Cable operators controlled more than 75% of U.S. net additions for wireless customers in the first quarter, according to a new tally published by equity analyst Craig Moffett.
Simply put, cable operators are able to bundle discounted bundles of fast, reliable wireline home broadband and mobile that are undercutting the offerings of wireless giants.
“Cable’s success owes to a very clear advantage,” Moffett wrote in a Thursday morning report. “Cable can offer its bundle everywhere; every cable customer — and indeed, every customer in a Charter or Comcast market — can get the same bundle at the same price.

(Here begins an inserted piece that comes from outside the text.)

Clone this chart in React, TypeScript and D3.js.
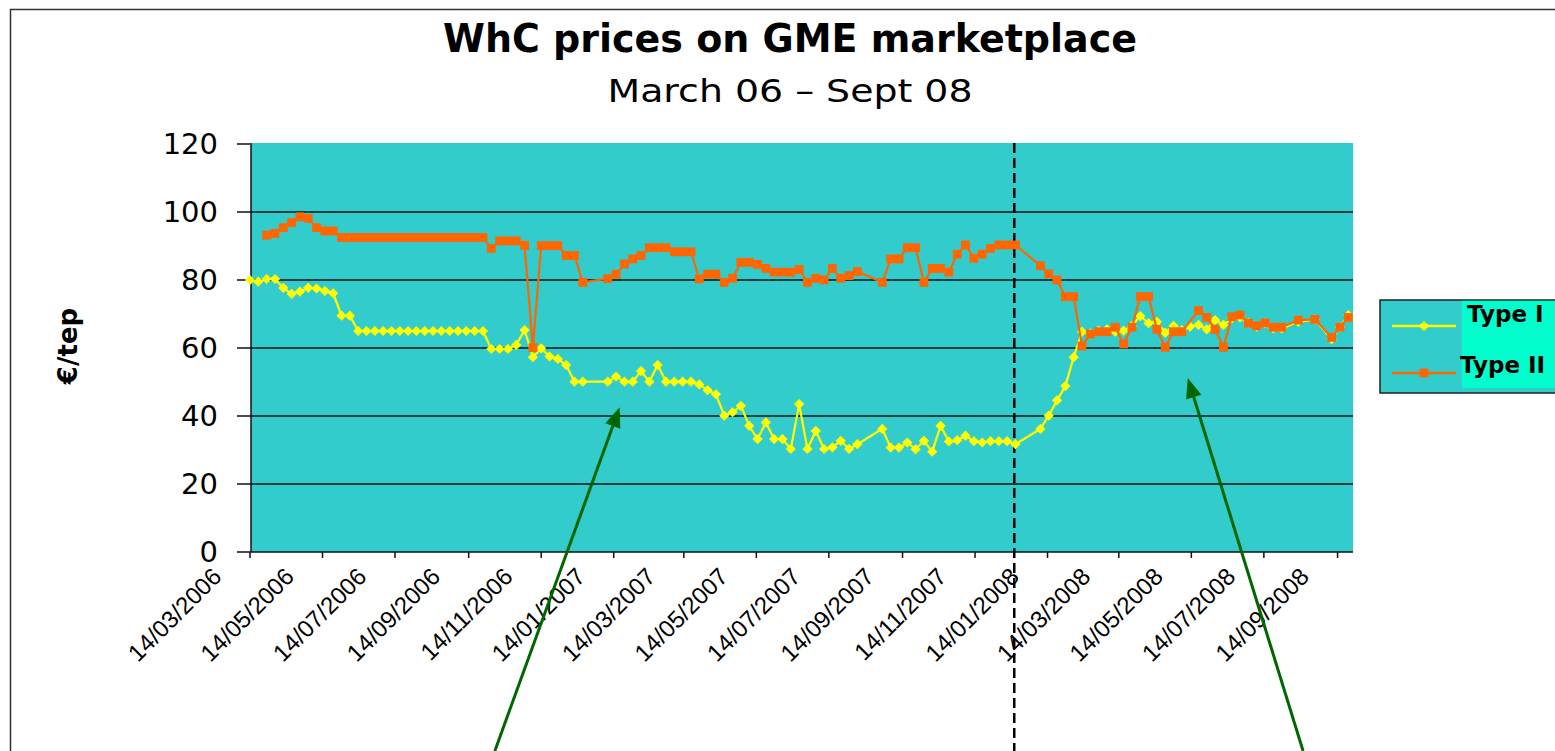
import * as d3 from "d3";

// weekly GME sessions (Type I dates; Type II missing where null)
const sessionDates = [
  "2006-03-14", "2006-03-21", "2006-03-28", "2006-04-04", "2006-04-11", "2006-04-18", "2006-04-25",
  "2006-05-02", "2006-05-09", "2006-05-16", "2006-05-23", "2006-05-30", "2006-06-06", "2006-06-13",
  "2006-06-20", "2006-06-27", "2006-07-04", "2006-07-11", "2006-07-18", "2006-07-25", "2006-08-01",
  "2006-08-08", "2006-08-15", "2006-08-22", "2006-08-29", "2006-09-05", "2006-09-12", "2006-09-19",
  "2006-09-26", "2006-10-03", "2006-10-10", "2006-10-17", "2006-10-24", "2006-10-31", "2006-11-07",
  "2006-11-14", "2006-11-21", "2006-11-28", "2006-12-05", "2006-12-12", "2006-12-19",
  "2007-01-09", "2007-01-16", "2007-01-23", "2007-01-30", "2007-02-06", "2007-02-13", "2007-02-20",
  "2007-02-27", "2007-03-06", "2007-03-13", "2007-03-20", "2007-03-27", "2007-04-03", "2007-04-10",
  "2007-04-17", "2007-04-24", "2007-05-01", "2007-05-08", "2007-05-15", "2007-05-22", "2007-05-29",
  "2007-06-05", "2007-06-12", "2007-06-19", "2007-06-26", "2007-07-03", "2007-07-10", "2007-07-17",
  "2007-07-24", "2007-07-31", "2007-08-07",
  "2007-08-28", "2007-09-04", "2007-09-11", "2007-09-18", "2007-09-25", "2007-10-02", "2007-10-09",
  "2007-10-16", "2007-10-23", "2007-10-30", "2007-11-06", "2007-11-13", "2007-11-20", "2007-11-27",
  "2007-12-04", "2007-12-11", "2007-12-18",
  "2008-01-08", "2008-01-15", "2008-01-22", "2008-01-29", "2008-02-05", "2008-02-12", "2008-02-19",
  "2008-02-26", "2008-03-04", "2008-03-11", "2008-03-18", "2008-03-25", "2008-04-01", "2008-04-08",
  "2008-04-15", "2008-04-22", "2008-04-29", "2008-05-06", "2008-05-13", "2008-05-20", "2008-05-27",
  "2008-06-03", "2008-06-10", "2008-06-17", "2008-06-24", "2008-07-01", "2008-07-08", "2008-07-15",
  "2008-07-22", "2008-07-29",
  "2008-08-12", "2008-08-26", "2008-09-09", "2008-09-16", "2008-09-23",
];

const typeIValues = [
  80, 79.5, 80.3, 80.3, 77.7, 75.9, 76.6, 77.7, 77.5, 76.8, 76.1, 69.5, 69.5,
  65, 65, 65, 65, 65, 65, 65, 65, 65, 65, 65, 65, 65, 65, 65, 65,
  59.7, 59.7, 59.7, 60.9, 65.3, 57.3, 59.9, 57.5, 56.8, 55, 50.1, 50.1,
  50.1, 51.6, 50.1, 50.1, 53.2, 50.1, 55, 50.1, 50.1, 50.1, 50.1, 49.3, 47.6, 46.4, 40.1, 41.1,
  43, 37.1, 33.2, 38.1, 33.2, 33.2, 30.3, 43.5, 30.3, 35.6, 30.3, 30.8, 32.7, 30.3, 31.7,
  36.2, 30.7, 30.7, 32.2, 30.2, 32.7, 29.5, 37.1, 32.5, 32.9, 34.2, 32.6, 32.2, 32.6, 32.6, 32.6, 31.7,
  36.2, 40.1, 44.6, 48.8, 57.3, 64.8, 64.3, 65.1, 65.5, 64.8, 65.1, 66.5, 69.4, 67.3, 67.7,
  64.5, 66.5, 65.3, 66.3, 66.8, 65.5, 68.2, 66.8, 68.7, 69, 67.4, 66.3, 67.3, 65.8, 65.8,
  67.7, 68.4, 62.6, 66.1, 69.7,
];

const typeIIValues = [
  null, null, 93.2, 93.7, 95.4, 96.9, 98.6, 98.1, 95.4, 94.4, 94.4,
  92.5, 92.5, 92.5, 92.5, 92.5, 92.5, 92.5, 92.5, 92.5, 92.5, 92.5, 92.5, 92.5, 92.5, 92.5, 92.5, 92.5, 92.5,
  89.3, 91.5, 91.5, 91.5, 90.2, 60.1, 90.1, 90.1, 90.1, 87.2, 87.2, 79.3,
  80.4, 81.7, 84.7, 86.2, 87.2, 89.5, 89.5, 89.5, 88.3, 88.3, 88.3, 80.3, 81.7, 81.7, 79.3, 80.5,
  85.2, 85.2, 84.6, 83.4, 82.3, 82.3, 82.3, 83.1, 79.3, 80.5, 80, 83.4, 80.5, 81.3, 82.5,
  79.3, 86.2, 86.2, 89.5, 89.5, 79.3, 83.4, 83.4, 82.3, 87.6, 90.3, 86.4, 87.6, 89.3, 90.3, 90.3, 90.3,
  84.2, 81.8, 80, 75.1, 75.1, 60.6, 64.1, 64.8, 64.8, 66.1, 61.2, 66.1, 75.1, 75.1, 65.5,
  60.2, 64.8, 64.8, null, 71, 69, 65.5, 60.2, 69.2, 69.7, 67.3, 66.5, 67.4, 66.1, 66.1,
  68.2, 68.4, 63.1, 66.1, 69,
];

const yTicks = [0, 20, 40, 60, 80, 100, 120];
const xTickLabels = [
  "14/03/2006", "14/05/2006", "14/07/2006", "14/09/2006", "14/11/2006",
  "14/01/2007", "14/03/2007", "14/05/2007", "14/07/2007", "14/09/2007", "14/11/2007",
  "14/01/2008", "14/03/2008", "14/05/2008", "14/07/2008", "14/09/2008",
];
const axisStart = "2006-03-14";
const axisEnd = "2008-09-27";
const cutoffDate = "2007-12-17";
// annotation arrows: [tail date, tail value, tip date, tip value]
const arrows: [string, number, string, number][] = [
  ["2006-10-06", -58.5, "2007-01-19", 42.6],
  ["2008-08-16", -58.5, "2008-05-11", 51.2],
];

const W = 1555;
const H = 751;
const plot = { left: 250, right: 1353, top: 143, bottom: 552 };

const TEAL = "#33CCCC";
const YELLOW = "#FFFF00";
const ORANGE = "#FF6600";
const GREEN = "#006600";

const parse = d3.timeParse("%Y-%m-%d");
const parseLabel = d3.timeParse("%d/%m/%Y");

type Pt = { date: Date; value: number };

export default function App() {
  const x = d3
    .scaleTime()
    .domain([parse(axisStart)!, parse(axisEnd)!])
    .range([plot.left, plot.right]);
  const y = d3.scaleLinear().domain([0, 120]).range([plot.bottom, 144]);

  const toPts = (vals: (number | null)[]): Pt[] =>
    sessionDates
      .map((d, i) => ({ date: parse(d)!, value: vals[i] as number }))
      .filter((p) => p.value != null);

  const typeI = toPts(typeIValues);
  const typeII = toPts(typeIIValues);

  const line = d3
    .line<Pt>()
    .x((d) => x(d.date))
    .y((d) => y(d.value));

  const diamond = d3.symbol().type(d3.symbolSquare).size(52)()!;
  const square = d3.symbol().type(d3.symbolSquare).size(78)()!;

  const cutX = x(parse(cutoffDate)!);
  const font = "'DejaVu Sans', Verdana, sans-serif";
  const arial = "'Liberation Sans', Arial, sans-serif";

  return (
    <svg
      width={W}
      height={H}
      style={{ position: "absolute", left: 0, top: 0, background: "#fff" }}
    >
      {/* outer frame */}
      <path d={`M10.5,${H} V9.5 H${W}`} fill="none" stroke="#333" strokeWidth={1.5} />

      {/* titles */}
      <text
        x={790}
        y={52}
        textAnchor="middle"
        fontFamily={font}
        fontWeight="bold"
        fontSize={39}
        textLength={694}
        lengthAdjust="spacingAndGlyphs"
      >
        WhC prices on GME marketplace
      </text>
      <text
        x={790}
        y={102}
        textAnchor="middle"
        fontFamily={font}
        fontSize={32}
        textLength={365}
        lengthAdjust="spacingAndGlyphs"
      >
        March 06 – Sept 08
      </text>

      {/* plot area */}
      <rect
        x={plot.left + 1}
        y={plot.top}
        width={plot.right - plot.left - 1}
        height={plot.bottom - plot.top}
        fill={TEAL}
      />
      {yTicks
        .filter((t) => t > 0 && t < 120)
        .map((t) => (
          <line
            key={`g${t}`}
            x1={plot.left}
            x2={plot.right}
            y1={y(t)}
            y2={y(t)}
            stroke="#111"
            strokeWidth={1.5}
          />
        ))}

      {/* y axis */}
      <line x1={plot.left + 1} x2={plot.left + 1} y1={plot.top} y2={plot.bottom} stroke="#111" strokeWidth={1.5} />
      {yTicks.map((t) => (
        <g key={`y${t}`}>
          <line x1={237} x2={plot.left} y1={y(t)} y2={y(t)} stroke="#111" strokeWidth={1.5} />
          <text
            x={218}
            y={y(t)}
            dy="0.36em"
            textAnchor="end"
            fontFamily={font}
            fontSize={29}
          >
            {t}
          </text>
        </g>
      ))}
      <text
        transform="translate(77,346) rotate(-90)"
        textAnchor="middle"
        fontFamily={font}
        fontWeight="bold"
        fontSize={26}
      >
        €/tep
      </text>

      {/* x axis */}
      <line x1={plot.left} x2={plot.right} y1={plot.bottom} y2={plot.bottom} stroke="#111" strokeWidth={1.5} />
      {xTickLabels.map((lab) => {
        const tx = x(parseLabel(lab)!);
        return (
          <g key={lab}>
            <line x1={tx} x2={tx} y1={plot.bottom} y2={plot.bottom + 6} stroke="#111" strokeWidth={1.5} />
            <text
              transform={`translate(${tx - 27},${plot.bottom + 26}) rotate(-45)`}
              textAnchor="end"
              fontFamily={arial}
              fontSize={24}
            >
              {lab}
            </text>
          </g>
        );
      })}

      {/* cut-off line */}
      <line
        x1={cutX}
        x2={cutX}
        y1={plot.top}
        y2={H}
        stroke="#000"
        strokeWidth={2.5}
        strokeDasharray="10 5"
      />

      {/* series */}
      <path d={line(typeI)!} fill="none" stroke={YELLOW} strokeWidth={2.2} />
      {typeI.map((p, i) => (
        <path
          key={`a${i}`}
          d={diamond}
          transform={`translate(${x(p.date)},${y(p.value)}) rotate(45)`}
          fill={YELLOW}
        />
      ))}
      <path d={line(typeII)!} fill="none" stroke={ORANGE} strokeWidth={2.2} />
      {typeII.map((p, i) => (
        <path
          key={`b${i}`}
          d={square}
          transform={`translate(${x(p.date)},${y(p.value)})`}
          fill={ORANGE}
        />
      ))}

      {/* arrows */}
      {arrows.map(([d0, v0, d1, v1], i) => {
        const x0 = x(parse(d0)!);
        const y0 = y(v0);
        const x1 = x(parse(d1)!);
        const y1 = y(v1);
        const len = Math.hypot(x1 - x0, y1 - y0);
        const ux = (x1 - x0) / len;
        const uy = (y1 - y0) / len;
        const hl = 20;
        const hw = 8;
        const bx = x1 - ux * hl;
        const by = y1 - uy * hl;
        return (
          <g key={`ar${i}`}>
            <line x1={x0} y1={y0} x2={bx} y2={by} stroke={GREEN} strokeWidth={3} />
            <polygon
              points={`${x1},${y1} ${bx - uy * hw},${by + ux * hw} ${bx + uy * hw},${by - ux * hw}`}
              fill={GREEN}
            />
          </g>
        );
      })}

      {/* legend */}
      <rect x={1380} y={300} width={200} height={93} fill={TEAL} stroke="#222" strokeWidth={1.5} />
      <rect x={1462} y={300.8} width={95} height={87} fill="#00FFCC" />
      <line x1={1392} x2={1456} y1={326} y2={326} stroke={YELLOW} strokeWidth={2.5} />
      <path d={diamond} transform="translate(1424,326) rotate(45)" fill={YELLOW} />
      <line x1={1392} x2={1456} y1={373} y2={373} stroke={ORANGE} strokeWidth={2.5} />
      <path d={square} transform="translate(1424,373)" fill={ORANGE} />
      <text x={1467} y={322} fontFamily={font} fontWeight="bold" fontSize={23}>
        Type I
      </text>
      <text x={1460} y={373} fontFamily={font} fontWeight="bold" fontSize={23}>
        Type II
      </text>
    </svg>
  );
}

“That's not true for the TelCos,” he added. The wireline footprints of wireless companies including T-Mobile, AT&T and Verizon “simply don't support a converged offering.”
The wireless giants “aren’t even in the ballpark of having a national offering,” Moffett also noted. Consider that AT&T, the closest to that benchmark among the trio, currently has fiber available in only 12% of households.
Meanwhile, cable’s share of gross mobile additions has grown steadily, surpassing 16% in the first quarter.
“To put a finer point on it, a converged offer that is available in 12% of the country, for a national wireless operator that competes in 100% of the country, is lunacy,” Moffett added. “It simply isn’t a viable strategy.”
The ranks of U.S. cable operators launching mobile services has increased recently, with Breezeline and Mediacom Communications hoisting new offerings in recent weeks.
A new, separate research report published earlier this week by S&P Global Ratings suggested that mobile products from tier 2 and 3 U.S. cable operators won't enjoy near the prosperity of Comcast's Xfinity Mobile and Charter's Spectrum Mobile. The reason: Comcast and Charter have the ability to offload much of their Verizon MVNO traffic to their own network resources via WiFi and other mechanisms.